▼
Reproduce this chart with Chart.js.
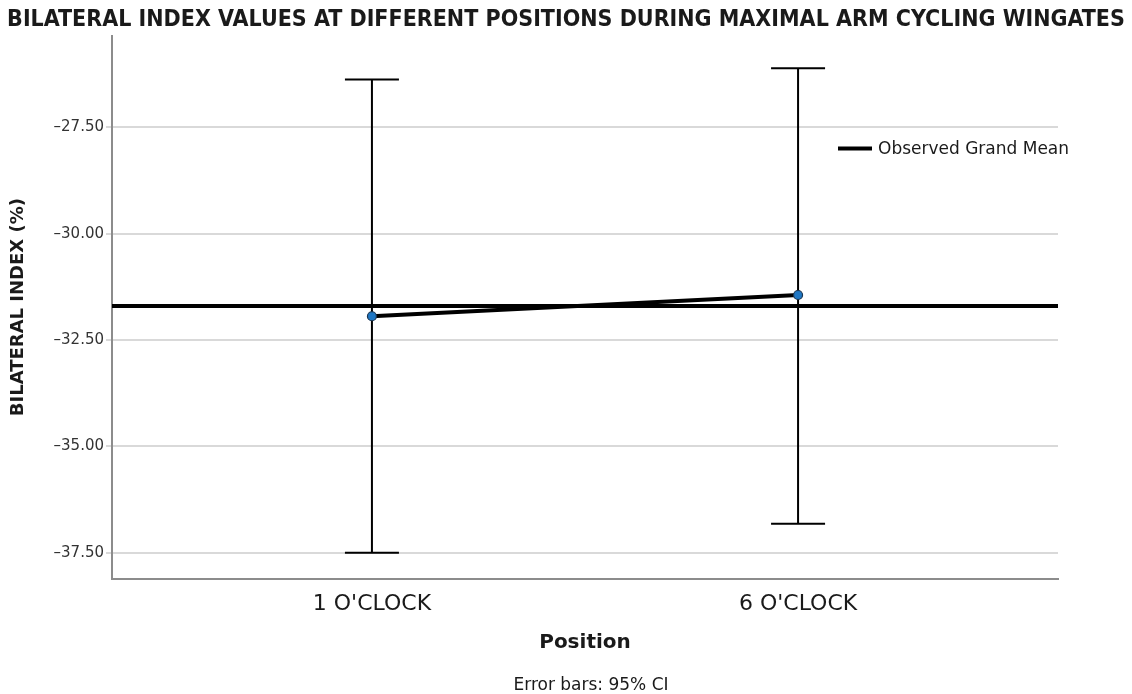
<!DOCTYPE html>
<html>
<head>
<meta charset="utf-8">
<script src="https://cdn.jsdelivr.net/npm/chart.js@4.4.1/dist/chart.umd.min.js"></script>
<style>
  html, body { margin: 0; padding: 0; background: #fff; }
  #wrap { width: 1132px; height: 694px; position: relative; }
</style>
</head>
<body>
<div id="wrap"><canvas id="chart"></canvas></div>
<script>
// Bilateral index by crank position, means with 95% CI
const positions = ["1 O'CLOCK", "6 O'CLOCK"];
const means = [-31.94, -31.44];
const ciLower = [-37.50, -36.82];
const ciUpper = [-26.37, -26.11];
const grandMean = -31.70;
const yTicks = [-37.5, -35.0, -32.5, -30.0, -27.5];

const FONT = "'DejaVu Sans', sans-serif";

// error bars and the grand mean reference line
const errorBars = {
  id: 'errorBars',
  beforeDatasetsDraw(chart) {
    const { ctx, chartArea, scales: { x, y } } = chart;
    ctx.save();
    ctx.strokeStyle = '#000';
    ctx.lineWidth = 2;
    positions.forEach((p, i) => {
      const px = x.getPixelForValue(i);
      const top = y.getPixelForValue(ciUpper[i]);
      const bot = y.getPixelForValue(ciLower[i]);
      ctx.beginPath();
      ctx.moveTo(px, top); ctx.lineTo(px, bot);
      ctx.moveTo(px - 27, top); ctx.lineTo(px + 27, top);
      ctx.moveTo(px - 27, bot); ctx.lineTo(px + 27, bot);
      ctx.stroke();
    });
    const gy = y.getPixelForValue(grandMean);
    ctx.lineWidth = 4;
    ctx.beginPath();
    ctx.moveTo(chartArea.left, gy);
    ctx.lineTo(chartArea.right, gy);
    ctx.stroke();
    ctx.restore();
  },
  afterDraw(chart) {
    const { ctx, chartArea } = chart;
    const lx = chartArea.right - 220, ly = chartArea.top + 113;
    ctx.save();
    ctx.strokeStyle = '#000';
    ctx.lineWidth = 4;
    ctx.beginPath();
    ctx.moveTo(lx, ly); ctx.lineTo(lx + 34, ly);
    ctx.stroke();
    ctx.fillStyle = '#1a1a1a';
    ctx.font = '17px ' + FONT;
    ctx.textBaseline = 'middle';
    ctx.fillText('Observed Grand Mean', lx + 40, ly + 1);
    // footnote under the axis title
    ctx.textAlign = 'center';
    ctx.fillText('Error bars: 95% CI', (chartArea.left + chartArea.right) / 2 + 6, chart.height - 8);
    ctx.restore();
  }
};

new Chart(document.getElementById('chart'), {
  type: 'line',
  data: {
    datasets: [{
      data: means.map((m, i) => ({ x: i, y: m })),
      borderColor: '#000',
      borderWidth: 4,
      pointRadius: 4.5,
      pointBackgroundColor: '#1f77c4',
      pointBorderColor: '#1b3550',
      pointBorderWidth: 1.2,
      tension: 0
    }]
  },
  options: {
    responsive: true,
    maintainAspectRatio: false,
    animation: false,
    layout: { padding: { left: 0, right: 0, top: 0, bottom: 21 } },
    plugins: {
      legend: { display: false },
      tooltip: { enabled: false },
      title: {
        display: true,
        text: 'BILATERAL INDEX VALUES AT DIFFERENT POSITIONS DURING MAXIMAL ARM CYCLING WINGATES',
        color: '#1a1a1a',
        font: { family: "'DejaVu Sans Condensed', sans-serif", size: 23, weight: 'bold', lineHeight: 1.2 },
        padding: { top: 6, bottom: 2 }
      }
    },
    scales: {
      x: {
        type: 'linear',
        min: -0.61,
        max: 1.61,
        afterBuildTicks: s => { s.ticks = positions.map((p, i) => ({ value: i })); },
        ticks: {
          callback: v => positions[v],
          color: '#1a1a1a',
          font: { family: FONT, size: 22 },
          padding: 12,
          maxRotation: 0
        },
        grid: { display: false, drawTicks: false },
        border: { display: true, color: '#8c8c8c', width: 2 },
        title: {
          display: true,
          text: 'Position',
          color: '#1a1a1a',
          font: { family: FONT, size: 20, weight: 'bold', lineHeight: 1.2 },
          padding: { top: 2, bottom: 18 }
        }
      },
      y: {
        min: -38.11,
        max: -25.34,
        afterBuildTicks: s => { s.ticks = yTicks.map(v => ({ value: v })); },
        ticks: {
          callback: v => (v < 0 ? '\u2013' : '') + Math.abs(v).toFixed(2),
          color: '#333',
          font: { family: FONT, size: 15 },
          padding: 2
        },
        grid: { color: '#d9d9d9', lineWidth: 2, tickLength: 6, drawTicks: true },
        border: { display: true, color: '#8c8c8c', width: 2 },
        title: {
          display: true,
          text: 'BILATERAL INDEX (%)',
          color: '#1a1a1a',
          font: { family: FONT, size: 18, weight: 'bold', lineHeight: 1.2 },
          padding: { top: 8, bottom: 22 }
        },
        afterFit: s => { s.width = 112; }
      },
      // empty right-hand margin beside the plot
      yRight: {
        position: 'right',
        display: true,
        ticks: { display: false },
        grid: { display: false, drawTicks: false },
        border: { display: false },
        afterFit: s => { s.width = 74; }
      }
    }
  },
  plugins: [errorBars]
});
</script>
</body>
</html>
▲
▼
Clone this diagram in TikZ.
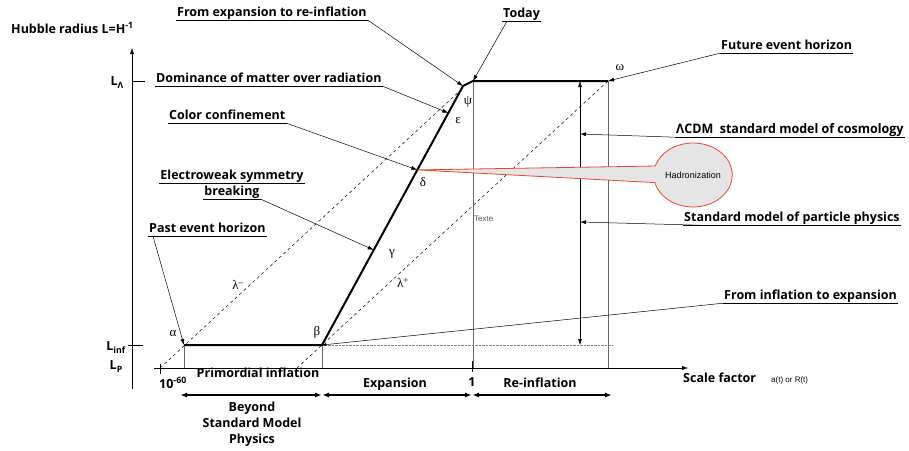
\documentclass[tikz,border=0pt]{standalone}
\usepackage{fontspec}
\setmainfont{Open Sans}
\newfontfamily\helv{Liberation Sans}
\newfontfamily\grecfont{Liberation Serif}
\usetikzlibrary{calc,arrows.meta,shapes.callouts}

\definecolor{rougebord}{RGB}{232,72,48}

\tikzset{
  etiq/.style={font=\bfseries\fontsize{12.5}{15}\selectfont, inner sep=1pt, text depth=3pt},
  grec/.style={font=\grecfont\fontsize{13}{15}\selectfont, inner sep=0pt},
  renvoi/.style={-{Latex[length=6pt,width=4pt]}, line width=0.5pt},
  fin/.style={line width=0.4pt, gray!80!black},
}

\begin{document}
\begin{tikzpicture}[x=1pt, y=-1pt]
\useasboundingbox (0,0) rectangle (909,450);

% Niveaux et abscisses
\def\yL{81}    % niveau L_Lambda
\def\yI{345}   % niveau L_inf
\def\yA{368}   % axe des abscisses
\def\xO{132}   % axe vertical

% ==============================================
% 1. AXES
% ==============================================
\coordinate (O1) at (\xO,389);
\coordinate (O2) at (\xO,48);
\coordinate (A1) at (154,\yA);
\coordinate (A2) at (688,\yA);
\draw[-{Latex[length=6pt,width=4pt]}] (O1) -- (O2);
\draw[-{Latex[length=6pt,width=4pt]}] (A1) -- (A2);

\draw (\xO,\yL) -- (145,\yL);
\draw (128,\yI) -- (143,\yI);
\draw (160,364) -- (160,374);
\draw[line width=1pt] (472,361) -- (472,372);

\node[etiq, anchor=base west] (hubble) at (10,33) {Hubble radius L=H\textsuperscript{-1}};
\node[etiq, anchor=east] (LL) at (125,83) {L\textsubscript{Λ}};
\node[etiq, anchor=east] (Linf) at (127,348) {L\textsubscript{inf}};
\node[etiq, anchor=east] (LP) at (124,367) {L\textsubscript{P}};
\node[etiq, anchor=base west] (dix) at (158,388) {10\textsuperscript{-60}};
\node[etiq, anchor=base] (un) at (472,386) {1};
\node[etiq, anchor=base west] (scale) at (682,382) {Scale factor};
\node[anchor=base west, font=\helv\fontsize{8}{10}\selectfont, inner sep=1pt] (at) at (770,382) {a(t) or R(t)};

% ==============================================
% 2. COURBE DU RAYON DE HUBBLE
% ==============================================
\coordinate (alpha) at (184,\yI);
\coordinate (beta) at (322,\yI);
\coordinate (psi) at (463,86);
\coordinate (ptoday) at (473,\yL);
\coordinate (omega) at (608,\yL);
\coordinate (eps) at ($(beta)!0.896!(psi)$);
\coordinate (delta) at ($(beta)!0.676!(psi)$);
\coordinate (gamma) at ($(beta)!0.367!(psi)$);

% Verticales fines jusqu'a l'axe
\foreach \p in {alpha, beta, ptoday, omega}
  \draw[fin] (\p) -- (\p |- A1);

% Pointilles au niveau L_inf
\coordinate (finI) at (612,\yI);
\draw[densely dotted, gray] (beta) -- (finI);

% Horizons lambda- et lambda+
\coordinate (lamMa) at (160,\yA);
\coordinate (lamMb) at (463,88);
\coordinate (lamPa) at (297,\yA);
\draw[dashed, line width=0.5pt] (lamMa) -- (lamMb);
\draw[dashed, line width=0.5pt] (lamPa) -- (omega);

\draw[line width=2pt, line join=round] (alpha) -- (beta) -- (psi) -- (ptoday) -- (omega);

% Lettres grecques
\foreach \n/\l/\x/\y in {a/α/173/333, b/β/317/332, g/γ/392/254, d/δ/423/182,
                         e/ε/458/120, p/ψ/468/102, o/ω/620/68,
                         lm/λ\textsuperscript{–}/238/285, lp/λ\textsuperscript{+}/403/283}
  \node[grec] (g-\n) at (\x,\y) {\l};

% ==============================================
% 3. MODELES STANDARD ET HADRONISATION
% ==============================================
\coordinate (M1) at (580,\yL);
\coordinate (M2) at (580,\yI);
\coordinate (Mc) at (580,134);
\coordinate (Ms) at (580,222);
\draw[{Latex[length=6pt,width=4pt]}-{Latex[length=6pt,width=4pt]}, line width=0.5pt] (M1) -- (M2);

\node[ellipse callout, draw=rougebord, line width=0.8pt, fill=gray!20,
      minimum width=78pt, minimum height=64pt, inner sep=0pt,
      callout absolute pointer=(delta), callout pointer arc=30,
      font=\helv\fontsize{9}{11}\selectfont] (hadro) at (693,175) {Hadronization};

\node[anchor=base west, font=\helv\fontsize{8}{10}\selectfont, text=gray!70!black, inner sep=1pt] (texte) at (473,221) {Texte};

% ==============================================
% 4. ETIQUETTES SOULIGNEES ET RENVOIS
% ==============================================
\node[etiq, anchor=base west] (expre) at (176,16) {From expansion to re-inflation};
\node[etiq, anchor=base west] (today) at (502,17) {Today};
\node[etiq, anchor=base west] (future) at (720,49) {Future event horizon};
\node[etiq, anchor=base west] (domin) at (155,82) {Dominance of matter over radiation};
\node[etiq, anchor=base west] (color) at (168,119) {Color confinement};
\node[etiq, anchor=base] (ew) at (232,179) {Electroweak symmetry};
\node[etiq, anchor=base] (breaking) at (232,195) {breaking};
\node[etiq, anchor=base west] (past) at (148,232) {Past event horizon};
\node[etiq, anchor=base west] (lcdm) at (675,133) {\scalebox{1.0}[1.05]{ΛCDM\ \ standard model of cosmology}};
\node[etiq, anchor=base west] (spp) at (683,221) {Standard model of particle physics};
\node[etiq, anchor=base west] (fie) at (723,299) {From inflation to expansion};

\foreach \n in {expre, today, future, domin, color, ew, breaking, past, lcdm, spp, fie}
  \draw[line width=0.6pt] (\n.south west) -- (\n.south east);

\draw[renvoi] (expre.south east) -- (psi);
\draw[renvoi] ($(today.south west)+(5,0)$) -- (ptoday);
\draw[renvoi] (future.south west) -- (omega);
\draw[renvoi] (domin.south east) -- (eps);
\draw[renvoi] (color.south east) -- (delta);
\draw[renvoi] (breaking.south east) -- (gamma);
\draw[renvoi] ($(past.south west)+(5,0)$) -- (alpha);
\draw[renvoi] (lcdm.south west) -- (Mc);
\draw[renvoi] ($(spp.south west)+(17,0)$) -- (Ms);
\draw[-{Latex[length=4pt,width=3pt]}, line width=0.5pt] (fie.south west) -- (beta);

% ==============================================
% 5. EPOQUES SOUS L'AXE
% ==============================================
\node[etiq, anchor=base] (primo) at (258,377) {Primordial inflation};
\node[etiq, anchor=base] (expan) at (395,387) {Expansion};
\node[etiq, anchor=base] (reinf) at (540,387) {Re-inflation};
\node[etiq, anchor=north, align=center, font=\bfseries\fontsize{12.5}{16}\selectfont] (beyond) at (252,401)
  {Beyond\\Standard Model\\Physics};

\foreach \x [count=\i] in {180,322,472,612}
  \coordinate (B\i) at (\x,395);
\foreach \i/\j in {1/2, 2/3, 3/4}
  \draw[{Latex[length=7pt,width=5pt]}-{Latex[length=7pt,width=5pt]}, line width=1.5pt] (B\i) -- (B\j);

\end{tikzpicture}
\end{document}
▲
Instruction: Select every line of the records holding the string "this".

Response below:
Reproduce this chart with Chart.js.
Clone this diagram in TikZ.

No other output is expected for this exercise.